The index-AM-agnostic part is fairly complete, providing insight into
the CONCURRENTLY wait phases as well as block-based progress during the
index validation table scan. (The index validation index scan requires
patching each AM, which has not been included here.)
Reviewers: Rahila Syed, Pavan Deolasee, Tatsuro Yamada
Discussion: https://postgr.es/m/20181220220022.mg63bhk26zdpvmcj@alvherre.pgsql
So there is now support for progress reports with:
- REINDEX and CREATE INDEX, using a new system catalog called pg_stat_progress_create_index
- CLUSTER and VACUUM FULL as both use the same code paths for the relation rewrites, using a new system catalog called pg_stat_progress_cluster.

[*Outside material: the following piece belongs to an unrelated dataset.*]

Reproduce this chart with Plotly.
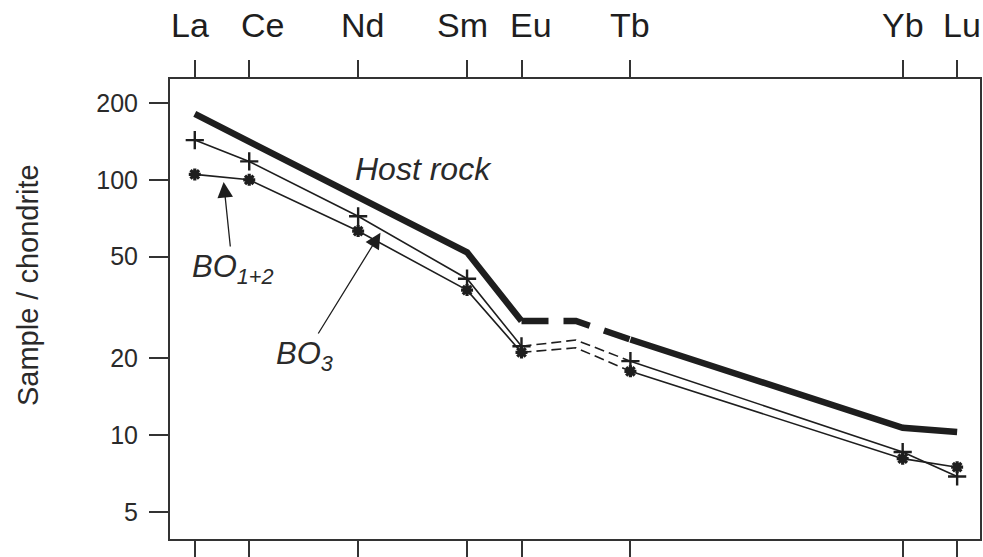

First, let’s go through the new progress features for indexes. One thing to know is that this allows to track also the CONCURRENTLY flavors of CREATE INDEX and REINDEX. A concurrent reindex is roughly the combination of an index created concurrently with an extra swap phase to switch some dependencies between the former index and the new one. For example, as REINDEX CONCURRENTLY has in its processing to wait for all past transactions to finish before marking a concurrently-created index as valid to be used. This can create easily deadlock problems, which exist actually since CREATE INDEX CONCURRENTLY exists. For example, take the following table with one index which gets locked:
=# CREATE TABLE reindex_tab (id int PRIMARY KEY);
CREATE TABLE
=# INSERT INTO reindex_tab VALUES (generate_series(1, 10000));
INSERT 0 10000
=# BEGIN;
BEGIN
=# LOCK reindex_tab IN SHARE UPDATE EXCLUSIVE LOCK;
LOCK TABLE;
Then trying to do the following query across two sessions results in a deadlock, which will be solved depending on deadlock_timeout:
=# REINDEX INDEX CONCURRENTLY reindex_tab_pkey;
[ ... waits for completion ... ]
At this stage, once the first session commits above and releases its lock, it is possible to see the second session waiting for the transaction of the third session to finish at a specific phase of the REINDEX:
=# SELECT phase, command, index_relid::regclass
FROM pg_stat_progress_create_index;
phase | command | index_relid
---------------------------+----------------------+------------------
waiting for old snapshots | REINDEX CONCURRENTLY | reindex_tab_pkey
(1 row)
So this comes handy for monitoring the concurrency of the operation. Note that current_locker_pid includes the PID of the session being waited for.
This is also useful for a long-running process of course. When facing an index corruption, say on a catalog table where concurrent reindex is not supported, it can be very stressing to wait for the operation to finish, and REINDEX takes an exclusive lock on the parent table worked on. In this case, knowing about the total number of blocks and/or tuples still waiting to be processed is very nice. For example, reusing the previous relation with more tuples, such reports are available (note that not all the fields are used for each phase, and that the documentation mentions what gets used with each phase properly ordered):
=# SELECT index_relid::regclass, phase, blocks_done, blocks_total
FROM pg_stat_progress_create_index;
index_relid | phase | blocks_done | blocks_total
------------------+--------------------------------+-------------+--------------
reindex_tab_pkey | building index: scanning table | 27719 | 44248
(1 row)
=# SELECT index_relid::regclass, phase, tuples_done, tuples_total
FROM pg_stat_progress_create_index;
index_relid | phase | tuples_done | tuples_total
------------------+----------------------------------------+-------------+--------------
reindex_tab_pkey | building index: loading tuples in tree | 6913009 | 10000000
(1 row)
Note as well that each phase is dependent on the index access method used, which is btree in this example.
And then comes progress reporting for VACUUM FULL and CLUSTER. Being able to estimate the amount of time an operation is taking will help in reducing the stress created by the fact of taking an exclusive lock on the relation taken. Each phase is documented in the docs, but the metric which is the most helpful in this case is to look at the number of blocks scanned and the number of blocks in total, so as it is possible to guess the work remaining.
=# SELECT command, relid::regclass, phase, heap_blks_scanned, heap_blks_total
FROM pg_stat_progress_cluster ;
command | relid | phase | heap_blks_scanned | heap_blks_total
-------------+-------------+-------------------+-------------------+-----------------
VACUUM FULL | reindex_tab | seq scanning heap | 10482 | 44248
(1 row)
Coupled with a regular snapshot of data taken, this can be used to gather statistics to estimate the amount of remaining time but more can be done. The set of features included in Postgres core focus on their main goal which is to gather raw and meaningful data, and the simple metrics about the number of total elements (tuples, blocks) to work on and the number of items processed are enough to track.